L'elemento decorativo più interessante del mosaico resta la fascia esterna del tappeto dell'aula, decorata con una serie continua di edifici alternati ad alberelli. Al momento dello scavo, restavano undici edifici con l'aggiunta in alto del toponimo: tre sul lato S (Nicopolis/Emmaus, Eleutheropolis/Bayt Gibrln, Ascalona), tre sul lato O (Maioumas [di Gaza]/el-Mine, Gaza, Odroa/'Udruh) e cinque sul lato Ν (Charakmoba/Kerak, Areopolis/Rabba, Gadora/es-Salt, Esbounta/Ḥesbān, Belemounta/Ma'in). I toponimi, restituibili con una certa sicurezza, si riferiscono a città episcopali della Palestina Prima, della Provincia Arabia e della Palestina Terza in epoca bizantina, a parte il villaggio di Belemounta nella diocesi di Madaba.
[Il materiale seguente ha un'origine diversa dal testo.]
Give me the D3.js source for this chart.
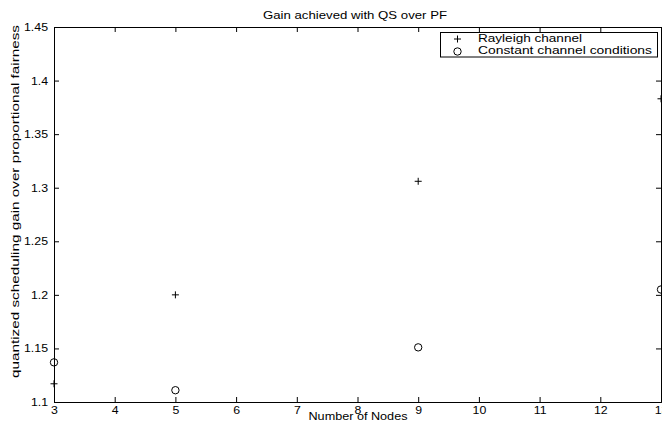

Gli edifici ripetono uno schema convenzionale di chiesa che ritroviamo nelle vignette della Carta di Madaba (v.), in quelle di città della chiesa di Santo Stefano a Umm ar-Rasās/Kastron Mefaa e in altri mosaici della regione. Cupole, facciate, tetti a spiovente o a volte, absidi, ambienti annessi alla chiesa, vengono smembrati e ricomposti con una prospettiva sommaria e personale molto libera. Asimmetria che va inserita nello sforzo prospettico di presentare gli edifici il più fedelmente possibile da diverse angolazioni pur nello schema convenzionale oramai acquisito: una caratteristica scientifico-verista, dalle lontane origini classico-ellenistiche, testimoniata in altre opere di epoca omayyade che decorano terme, palazzi, moschee e chiese.

Bibl.: R. de Vaux, Une mosaïque byzantine à Ma'in, in RBibl, XL VII, 1938, pp. 227-258; id., Glanes archéologiques à Main (Transjordanie), ibid., XLVIII, 1939, pp. 78-86; M. Piccirillo, Le antichità bizantine di Ma 'in e dintorni, in Liber Annuus, XXXV, 1985, pp. 339-364, tavv. LV-XC.